> Given exercise:
Return the lines where the word "this" occurs.

> Source material:

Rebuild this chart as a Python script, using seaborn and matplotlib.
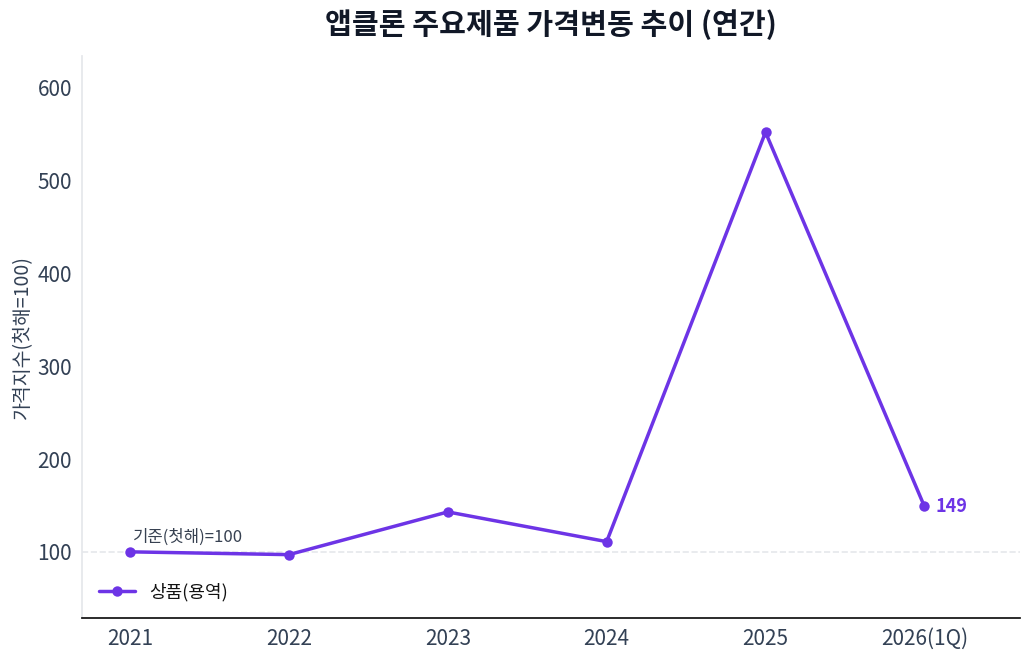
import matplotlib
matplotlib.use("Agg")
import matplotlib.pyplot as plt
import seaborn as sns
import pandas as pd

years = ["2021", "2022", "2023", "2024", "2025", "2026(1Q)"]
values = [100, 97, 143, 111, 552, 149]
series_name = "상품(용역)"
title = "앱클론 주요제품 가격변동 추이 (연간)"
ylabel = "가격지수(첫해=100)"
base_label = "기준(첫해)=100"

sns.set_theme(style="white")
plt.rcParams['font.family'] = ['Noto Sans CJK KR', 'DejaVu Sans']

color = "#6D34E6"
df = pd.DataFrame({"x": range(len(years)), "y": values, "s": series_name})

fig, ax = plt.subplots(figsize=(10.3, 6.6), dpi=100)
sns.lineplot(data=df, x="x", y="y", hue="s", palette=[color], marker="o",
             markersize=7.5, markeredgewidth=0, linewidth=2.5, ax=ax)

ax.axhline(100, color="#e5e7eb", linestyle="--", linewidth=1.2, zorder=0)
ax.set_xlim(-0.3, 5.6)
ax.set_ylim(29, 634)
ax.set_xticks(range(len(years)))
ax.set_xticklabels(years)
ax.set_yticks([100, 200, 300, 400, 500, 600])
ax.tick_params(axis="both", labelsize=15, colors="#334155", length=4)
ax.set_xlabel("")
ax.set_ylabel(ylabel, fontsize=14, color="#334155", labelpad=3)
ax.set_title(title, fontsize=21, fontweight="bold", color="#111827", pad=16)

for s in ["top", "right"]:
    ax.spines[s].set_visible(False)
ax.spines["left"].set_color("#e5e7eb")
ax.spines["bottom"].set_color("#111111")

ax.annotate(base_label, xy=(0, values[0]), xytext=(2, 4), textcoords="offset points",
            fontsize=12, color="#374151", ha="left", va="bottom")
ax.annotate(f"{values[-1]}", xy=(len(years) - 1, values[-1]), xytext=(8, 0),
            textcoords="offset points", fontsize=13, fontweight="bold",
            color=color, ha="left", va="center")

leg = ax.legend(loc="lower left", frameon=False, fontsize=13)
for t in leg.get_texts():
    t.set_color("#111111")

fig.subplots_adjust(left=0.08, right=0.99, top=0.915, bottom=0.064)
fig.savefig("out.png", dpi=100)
--
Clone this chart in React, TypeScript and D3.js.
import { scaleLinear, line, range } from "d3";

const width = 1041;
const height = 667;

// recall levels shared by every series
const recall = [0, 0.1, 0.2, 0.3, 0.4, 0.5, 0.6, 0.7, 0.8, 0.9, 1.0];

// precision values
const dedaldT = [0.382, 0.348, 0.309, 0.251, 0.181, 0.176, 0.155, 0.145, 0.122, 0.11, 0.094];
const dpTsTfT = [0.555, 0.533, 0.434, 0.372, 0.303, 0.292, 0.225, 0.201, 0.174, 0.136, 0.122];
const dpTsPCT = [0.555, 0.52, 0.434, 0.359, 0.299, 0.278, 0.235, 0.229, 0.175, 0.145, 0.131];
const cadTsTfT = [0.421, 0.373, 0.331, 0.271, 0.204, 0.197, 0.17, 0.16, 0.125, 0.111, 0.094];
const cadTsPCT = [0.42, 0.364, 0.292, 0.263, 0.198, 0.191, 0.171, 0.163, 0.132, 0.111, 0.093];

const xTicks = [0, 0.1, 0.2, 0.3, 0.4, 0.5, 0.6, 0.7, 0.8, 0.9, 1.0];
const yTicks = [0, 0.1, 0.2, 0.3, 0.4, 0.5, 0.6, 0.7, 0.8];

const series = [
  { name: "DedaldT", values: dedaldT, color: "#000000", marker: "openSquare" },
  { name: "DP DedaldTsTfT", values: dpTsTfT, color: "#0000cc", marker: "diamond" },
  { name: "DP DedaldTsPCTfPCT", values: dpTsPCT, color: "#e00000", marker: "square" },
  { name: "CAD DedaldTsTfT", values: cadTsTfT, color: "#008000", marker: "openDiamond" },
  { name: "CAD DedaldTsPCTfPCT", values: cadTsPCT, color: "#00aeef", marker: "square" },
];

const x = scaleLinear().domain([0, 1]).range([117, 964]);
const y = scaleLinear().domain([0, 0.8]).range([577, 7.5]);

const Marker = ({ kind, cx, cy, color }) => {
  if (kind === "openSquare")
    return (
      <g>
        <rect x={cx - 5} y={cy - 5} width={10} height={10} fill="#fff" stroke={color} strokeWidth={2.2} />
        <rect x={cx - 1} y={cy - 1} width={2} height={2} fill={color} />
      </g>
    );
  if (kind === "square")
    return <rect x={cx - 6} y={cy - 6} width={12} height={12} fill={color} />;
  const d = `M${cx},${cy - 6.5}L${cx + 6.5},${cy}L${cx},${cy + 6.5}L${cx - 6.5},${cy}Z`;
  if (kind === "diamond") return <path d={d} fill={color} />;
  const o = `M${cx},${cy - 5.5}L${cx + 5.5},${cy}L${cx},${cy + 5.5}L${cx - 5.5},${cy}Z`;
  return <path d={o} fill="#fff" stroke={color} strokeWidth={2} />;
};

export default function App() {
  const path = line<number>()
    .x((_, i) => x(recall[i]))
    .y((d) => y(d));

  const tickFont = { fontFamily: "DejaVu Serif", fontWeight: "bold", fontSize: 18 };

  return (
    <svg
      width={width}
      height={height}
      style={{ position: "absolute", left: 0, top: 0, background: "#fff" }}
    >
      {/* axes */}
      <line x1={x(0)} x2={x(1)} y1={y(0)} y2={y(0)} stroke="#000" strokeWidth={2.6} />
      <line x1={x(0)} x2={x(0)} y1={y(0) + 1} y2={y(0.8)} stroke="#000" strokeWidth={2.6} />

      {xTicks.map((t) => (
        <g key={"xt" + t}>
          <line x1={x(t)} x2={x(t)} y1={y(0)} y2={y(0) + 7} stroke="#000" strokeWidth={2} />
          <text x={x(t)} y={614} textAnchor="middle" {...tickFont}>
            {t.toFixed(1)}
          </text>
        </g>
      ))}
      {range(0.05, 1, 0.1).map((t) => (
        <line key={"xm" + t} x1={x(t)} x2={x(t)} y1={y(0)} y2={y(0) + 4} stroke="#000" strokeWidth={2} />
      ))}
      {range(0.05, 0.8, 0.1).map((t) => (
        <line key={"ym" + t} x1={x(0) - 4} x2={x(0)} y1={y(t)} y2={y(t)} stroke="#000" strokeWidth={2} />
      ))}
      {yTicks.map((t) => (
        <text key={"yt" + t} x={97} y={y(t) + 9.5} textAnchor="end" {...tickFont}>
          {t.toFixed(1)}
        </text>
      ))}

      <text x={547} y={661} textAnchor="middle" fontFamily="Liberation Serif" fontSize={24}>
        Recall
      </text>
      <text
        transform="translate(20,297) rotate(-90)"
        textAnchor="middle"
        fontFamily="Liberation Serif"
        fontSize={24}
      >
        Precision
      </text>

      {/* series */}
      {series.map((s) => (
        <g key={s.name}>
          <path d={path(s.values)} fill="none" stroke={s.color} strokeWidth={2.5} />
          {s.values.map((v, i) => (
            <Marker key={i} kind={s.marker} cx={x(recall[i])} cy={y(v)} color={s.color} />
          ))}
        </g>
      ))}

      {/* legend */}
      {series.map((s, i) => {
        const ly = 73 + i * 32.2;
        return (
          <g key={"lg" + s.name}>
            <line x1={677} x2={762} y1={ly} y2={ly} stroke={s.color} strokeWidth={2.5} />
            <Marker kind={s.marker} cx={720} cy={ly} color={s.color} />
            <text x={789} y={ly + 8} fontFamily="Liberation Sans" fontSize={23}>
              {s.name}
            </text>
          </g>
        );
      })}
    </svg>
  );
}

> Output below:
Rebuild this chart as a Python script, using seaborn and matplotlib.
Clone this chart in React, TypeScript and D3.js.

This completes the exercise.